◆ **Data extract**:
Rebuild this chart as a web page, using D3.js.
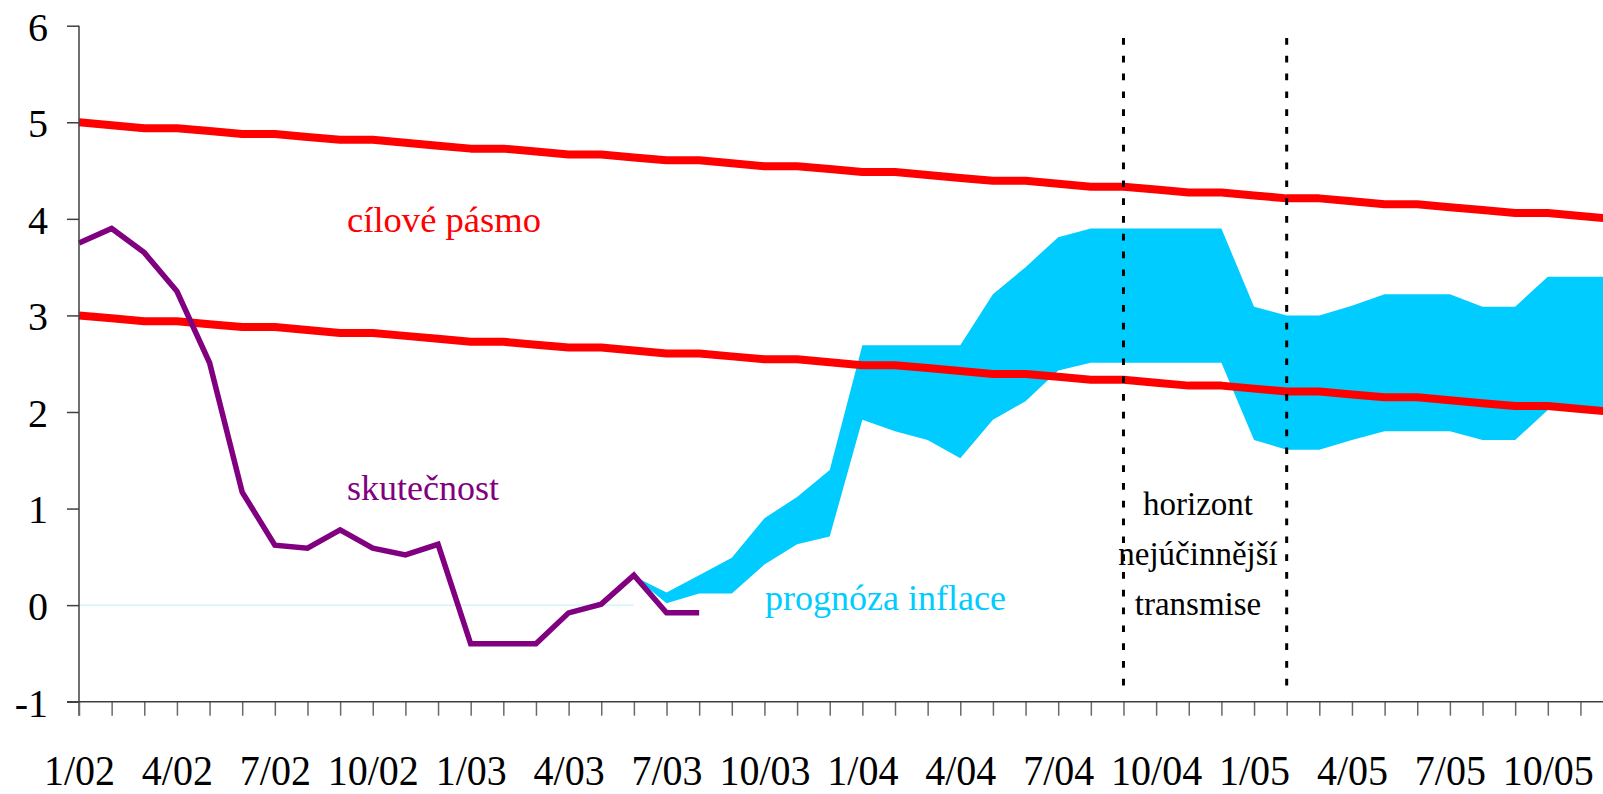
<!DOCTYPE html>
<html>
<head>
<meta charset="utf-8">
<script src="https://cdn.jsdelivr.net/npm/d3@7"></script>
<style>
  html, body { margin: 0; padding: 0; background: #ffffff; }
  svg { display: block; }
  text { font-family: "Liberation Serif", "Times New Roman", serif; }
</style>
</head>
<body>
<svg id="chart" width="1603" height="794"></svg>
<script>
// ---- data ----
const categories = ["1/02","2/02","3/02","4/02","5/02","6/02","7/02","8/02","9/02","10/02","11/02","12/02",
  "1/03","2/03","3/03","4/03","5/03","6/03","7/03","8/03","9/03","10/03","11/03","12/03",
  "1/04","2/04","3/04","4/04","5/04","6/04","7/04","8/04","9/04","10/04","11/04","12/04",
  "1/05","2/05","3/05","4/05","5/05","6/05","7/05","8/05","9/05","10/05","11/05","12/05"];
const yTicks = [-1, 0, 1, 2, 3, 4, 5, 6];

// actual inflation (skutečnost), from 1/02
const actual = [3.75, 3.90, 3.65, 3.25, 2.51, 1.17, 0.62, 0.59, 0.78, 0.59, 0.52, 0.63,
  -0.40, -0.40, -0.40, -0.08, 0.01, 0.31, -0.08, -0.08];

// target band (cílové pásmo)
const targetUpper = [5.000, 4.970, 4.939, 4.939, 4.909, 4.879, 4.879, 4.848, 4.818, 4.818, 4.788, 4.758,
  4.727, 4.727, 4.697, 4.667, 4.667, 4.636, 4.606, 4.606, 4.576, 4.545, 4.545, 4.515,
  4.485, 4.485, 4.455, 4.424, 4.394, 4.394, 4.364, 4.333, 4.333, 4.303, 4.273, 4.273,
  4.242, 4.212, 4.212, 4.182, 4.152, 4.152, 4.121, 4.091, 4.061, 4.061, 4.030, 4.000];
const targetLower = [3.000, 2.970, 2.939, 2.939, 2.909, 2.879, 2.879, 2.848, 2.818, 2.818, 2.788, 2.758,
  2.727, 2.727, 2.697, 2.667, 2.667, 2.636, 2.606, 2.606, 2.576, 2.545, 2.545, 2.515,
  2.485, 2.485, 2.455, 2.424, 2.394, 2.394, 2.364, 2.333, 2.333, 2.303, 2.273, 2.273,
  2.242, 2.212, 2.212, 2.182, 2.152, 2.152, 2.121, 2.091, 2.061, 2.061, 2.030, 2.000];

// inflation forecast band (prognóza inflace), starting at 6/03
const forecastStart = "6/03";
const forecastHigh = [0.30, 0.13, 0.31, 0.49, 0.90, 1.12, 1.40, 2.69, 2.69, 2.69, 2.69, 3.22,
  3.50, 3.81, 3.90, 3.90, 3.90, 3.90, 3.90, 3.09, 3.00, 3.00, 3.10, 3.22, 3.22, 3.22,
  3.09, 3.09, 3.40, 3.40, 3.40];
const forecastLow = [0.30, 0.02, 0.12, 0.12, 0.42, 0.63, 0.71, 1.92, 1.80, 1.71, 1.52, 1.92,
  2.11, 2.43, 2.51, 2.51, 2.51, 2.51, 2.51, 1.71, 1.61, 1.61, 1.71, 1.80, 1.80, 1.80,
  1.71, 1.71, 2.02, 2.02, 2.02];

// horizon of most effective transmission
const horizonMonths = ["9/04", "2/05"];

// ---- layout ----
const W = 1603, H = 794;
const svg = d3.select("#chart");
svg.append("rect").attr("width", W).attr("height", H).attr("fill", "#ffffff");

const x = d3.scaleLinear().domain([0, categories.length - 1]).range([79, 79 + 47 * 32.64]);
const y = d3.scaleLinear().domain([-1, 6]).range([701.7, 25.7]);
const xi = c => x(categories.indexOf(c));

const RED = "#ff0000", PURPLE = "#800080", CYAN = "#00ccff";

// zero baseline (thin light cyan)
const fStartIdx = categories.indexOf(forecastStart);
svg.append("line")
  .attr("x1", x(0)).attr("x2", x(fStartIdx))
  .attr("y1", y(0)).attr("y2", y(0))
  .attr("stroke", "#c6f3ff").attr("stroke-width", 1.2);

// forecast band
const bandData = forecastHigh.map((h, i) => ({ i: fStartIdx + i, hi: h, lo: forecastLow[i] }));
svg.append("path")
  .datum(bandData)
  .attr("fill", CYAN)
  .attr("d", d3.area().x(d => x(d.i)).y0(d => y(d.lo)).y1(d => y(d.hi)));

// target lines
const line = d3.line().x((d, i) => x(i)).y(d => y(d));
[targetUpper, targetLower].forEach(s => {
  svg.append("path").datum(s)
    .attr("fill", "none").attr("stroke", RED).attr("stroke-width", 8)
    .attr("stroke-linejoin", "round")
    .attr("d", line);
});

// actual inflation
svg.append("path").datum(actual)
  .attr("fill", "none").attr("stroke", PURPLE).attr("stroke-width", 5.5)
  .attr("stroke-linejoin", "miter")
  .attr("d", line);

// horizon dashed lines
svg.selectAll("line.horizon").data(horizonMonths).enter().append("line")
  .attr("class", "horizon")
  .attr("x1", d => xi(d)).attr("x2", d => xi(d))
  .attr("y1", 38).attr("y2", 690)
  .attr("stroke", "#000").attr("stroke-width", 3)
  .attr("stroke-dasharray", "6.7,11.1");

// ---- axes ----
const axisColor = "#404040";
const gy = svg.append("g").attr("transform", `translate(${x(0)},0)`)
  .call(d3.axisLeft(y).tickValues(yTicks).tickSize(12).tickSizeOuter(0).tickPadding(19)
    .tickFormat(d => String(d)));
gy.select(".domain").remove();
gy.append("line").attr("x1", 0).attr("x2", 0).attr("y1", y(6)).attr("y2", y(-1) + 14)
  .attr("stroke", axisColor).attr("stroke-width", 1.5);
gy.selectAll(".tick line").attr("stroke", axisColor).attr("stroke-width", 1.5);
gy.selectAll("text").attr("font-size", 40).attr("fill", "#000")
  .attr("font-family", "'Liberation Serif','Times New Roman',serif")
  .attr("dy", "0.36em");

const gx = svg.append("g").attr("transform", `translate(0,${y(-1)})`)
  .call(d3.axisBottom(x).tickValues(d3.range(categories.length)).tickSize(14).tickSizeOuter(0)
    .tickFormat(i => (i % 3 === 0 ? categories[i] : "")));
gx.select(".domain").remove();
gx.append("line").attr("x1", x(0) - 12).attr("x2", W).attr("y1", 0).attr("y2", 0)
  .attr("stroke", axisColor).attr("stroke-width", 1.5);
gx.selectAll(".tick line").attr("stroke", "#6a6a6a").attr("stroke-width", 1.5);
gx.selectAll("text")
  .attr("font-size", 40).attr("fill", "#000")
  .attr("font-family", "'Liberation Serif','Times New Roman',serif")
  .attr("y", 0).attr("dy", 0)
  .attr("transform", "translate(0,83) scale(1,1.08)");

// ---- annotations ----
const ann = svg.append("g").attr("font-family", "'Liberation Serif','Times New Roman',serif");
ann.append("text").attr("x", 347).attr("y", 231.5).attr("font-size", 36.6)
  .attr("fill", RED).text("cílové pásmo");
ann.append("text").attr("x", 347).attr("y", 500).attr("font-size", 36)
  .attr("fill", PURPLE).text("skutečnost");
ann.append("text").attr("x", 765).attr("y", 610).attr("font-size", 36)
  .attr("fill", CYAN).text("prognóza inflace");
const hx = 1198;
[["horizont", 515], ["nejúčinnější", 565], ["transmise", 615]].forEach(([t, yy]) => {
  ann.append("text").attr("x", hx).attr("y", yy).attr("font-size", 33)
    .attr("text-anchor", "middle").attr("fill", "#000").text(t);
});
</script>
</body>
</html>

◆ **Prompt**:
Reproduce each line word for word and drop the pictures.

◆ **The result**:
Rebuild this chart as a web page, using D3.js.
<!DOCTYPE html>
<html>
<head>
<meta charset="utf-8">
<script src="https://cdn.jsdelivr.net/npm/d3@7"></script>
<style>
  html, body { margin: 0; padding: 0; background: #ffffff; }
  svg { display: block; }
  text { font-family: "Liberation Serif", "Times New Roman", serif; }
</style>
</head>
<body>
<svg id="chart" width="1603" height="794"></svg>
<script>
// ---- data ----
const categories = ["1/02","2/02","3/02","4/02","5/02","6/02","7/02","8/02","9/02","10/02","11/02","12/02",
  "1/03","2/03","3/03","4/03","5/03","6/03","7/03","8/03","9/03","10/03","11/03","12/03",
  "1/04","2/04","3/04","4/04","5/04","6/04","7/04","8/04","9/04","10/04","11/04","12/04",
  "1/05","2/05","3/05","4/05","5/05","6/05","7/05","8/05","9/05","10/05","11/05","12/05"];
const yTicks = [-1, 0, 1, 2, 3, 4, 5, 6];

// actual inflation (skutečnost), from 1/02
const actual = [3.75, 3.90, 3.65, 3.25, 2.51, 1.17, 0.62, 0.59, 0.78, 0.59, 0.52, 0.63,
  -0.40, -0.40, -0.40, -0.08, 0.01, 0.31, -0.08, -0.08];

// target band (cílové pásmo)
const targetUpper = [5.000, 4.970, 4.939, 4.939, 4.909, 4.879, 4.879, 4.848, 4.818, 4.818, 4.788, 4.758,
  4.727, 4.727, 4.697, 4.667, 4.667, 4.636, 4.606, 4.606, 4.576, 4.545, 4.545, 4.515,
  4.485, 4.485, 4.455, 4.424, 4.394, 4.394, 4.364, 4.333, 4.333, 4.303, 4.273, 4.273,
  4.242, 4.212, 4.212, 4.182, 4.152, 4.152, 4.121, 4.091, 4.061, 4.061, 4.030, 4.000];
const targetLower = [3.000, 2.970, 2.939, 2.939, 2.909, 2.879, 2.879, 2.848, 2.818, 2.818, 2.788, 2.758,
  2.727, 2.727, 2.697, 2.667, 2.667, 2.636, 2.606, 2.606, 2.576, 2.545, 2.545, 2.515,
  2.485, 2.485, 2.455, 2.424, 2.394, 2.394, 2.364, 2.333, 2.333, 2.303, 2.273, 2.273,
  2.242, 2.212, 2.212, 2.182, 2.152, 2.152, 2.121, 2.091, 2.061, 2.061, 2.030, 2.000];

// inflation forecast band (prognóza inflace), starting at 6/03
const forecastStart = "6/03";
const forecastHigh = [0.30, 0.13, 0.31, 0.49, 0.90, 1.12, 1.40, 2.69, 2.69, 2.69, 2.69, 3.22,
  3.50, 3.81, 3.90, 3.90, 3.90, 3.90, 3.90, 3.09, 3.00, 3.00, 3.10, 3.22, 3.22, 3.22,
  3.09, 3.09, 3.40, 3.40, 3.40];
const forecastLow = [0.30, 0.02, 0.12, 0.12, 0.42, 0.63, 0.71, 1.92, 1.80, 1.71, 1.52, 1.92,
  2.11, 2.43, 2.51, 2.51, 2.51, 2.51, 2.51, 1.71, 1.61, 1.61, 1.71, 1.80, 1.80, 1.80,
  1.71, 1.71, 2.02, 2.02, 2.02];

// horizon of most effective transmission
const horizonMonths = ["9/04", "2/05"];

// ---- layout ----
const W = 1603, H = 794;
const svg = d3.select("#chart");
svg.append("rect").attr("width", W).attr("height", H).attr("fill", "#ffffff");

const x = d3.scaleLinear().domain([0, categories.length - 1]).range([79, 79 + 47 * 32.64]);
const y = d3.scaleLinear().domain([-1, 6]).range([701.7, 25.7]);
const xi = c => x(categories.indexOf(c));

const RED = "#ff0000", PURPLE = "#800080", CYAN = "#00ccff";

// zero baseline (thin light cyan)
const fStartIdx = categories.indexOf(forecastStart);
svg.append("line")
  .attr("x1", x(0)).attr("x2", x(fStartIdx))
  .attr("y1", y(0)).attr("y2", y(0))
  .attr("stroke", "#c6f3ff").attr("stroke-width", 1.2);

// forecast band
const bandData = forecastHigh.map((h, i) => ({ i: fStartIdx + i, hi: h, lo: forecastLow[i] }));
svg.append("path")
  .datum(bandData)
  .attr("fill", CYAN)
  .attr("d", d3.area().x(d => x(d.i)).y0(d => y(d.lo)).y1(d => y(d.hi)));

// target lines
const line = d3.line().x((d, i) => x(i)).y(d => y(d));
[targetUpper, targetLower].forEach(s => {
  svg.append("path").datum(s)
    .attr("fill", "none").attr("stroke", RED).attr("stroke-width", 8)
    .attr("stroke-linejoin", "round")
    .attr("d", line);
});

// actual inflation
svg.append("path").datum(actual)
  .attr("fill", "none").attr("stroke", PURPLE).attr("stroke-width", 5.5)
  .attr("stroke-linejoin", "miter")
  .attr("d", line);

// horizon dashed lines
svg.selectAll("line.horizon").data(horizonMonths).enter().append("line")
  .attr("class", "horizon")
  .attr("x1", d => xi(d)).attr("x2", d => xi(d))
  .attr("y1", 38).attr("y2", 690)
  .attr("stroke", "#000").attr("stroke-width", 3)
  .attr("stroke-dasharray", "6.7,11.1");

// ---- axes ----
const axisColor = "#404040";
const gy = svg.append("g").attr("transform", `translate(${x(0)},0)`)
  .call(d3.axisLeft(y).tickValues(yTicks).tickSize(12).tickSizeOuter(0).tickPadding(19)
    .tickFormat(d => String(d)));
gy.select(".domain").remove();
gy.append("line").attr("x1", 0).attr("x2", 0).attr("y1", y(6)).attr("y2", y(-1) + 14)
  .attr("stroke", axisColor).attr("stroke-width", 1.5);
gy.selectAll(".tick line").attr("stroke", axisColor).attr("stroke-width", 1.5);
gy.selectAll("text").attr("font-size", 40).attr("fill", "#000")
  .attr("font-family", "'Liberation Serif','Times New Roman',serif")
  .attr("dy", "0.36em");

const gx = svg.append("g").attr("transform", `translate(0,${y(-1)})`)
  .call(d3.axisBottom(x).tickValues(d3.range(categories.length)).tickSize(14).tickSizeOuter(0)
    .tickFormat(i => (i % 3 === 0 ? categories[i] : "")));
gx.select(".domain").remove();
gx.append("line").attr("x1", x(0) - 12).attr("x2", W).attr("y1", 0).attr("y2", 0)
  .attr("stroke", axisColor).attr("stroke-width", 1.5);
gx.selectAll(".tick line").attr("stroke", "#6a6a6a").attr("stroke-width", 1.5);
gx.selectAll("text")
  .attr("font-size", 40).attr("fill", "#000")
  .attr("font-family", "'Liberation Serif','Times New Roman',serif")
  .attr("y", 0).attr("dy", 0)
  .attr("transform", "translate(0,83) scale(1,1.08)");

// ---- annotations ----
const ann = svg.append("g").attr("font-family", "'Liberation Serif','Times New Roman',serif");
ann.append("text").attr("x", 347).attr("y", 231.5).attr("font-size", 36.6)
  .attr("fill", RED).text("cílové pásmo");
ann.append("text").attr("x", 347).attr("y", 500).attr("font-size", 36)
  .attr("fill", PURPLE).text("skutečnost");
ann.append("text").attr("x", 765).attr("y", 610).attr("font-size", 36)
  .attr("fill", CYAN).text("prognóza inflace");
const hx = 1198;
[["horizont", 515], ["nejúčinnější", 565], ["transmise", 615]].forEach(([t, yy]) => {
  ann.append("text").attr("x", hx).attr("y", yy).attr("font-size", 33)
    .attr("text-anchor", "middle").attr("fill", "#000").text(t);
});
</script>
</body>
</html>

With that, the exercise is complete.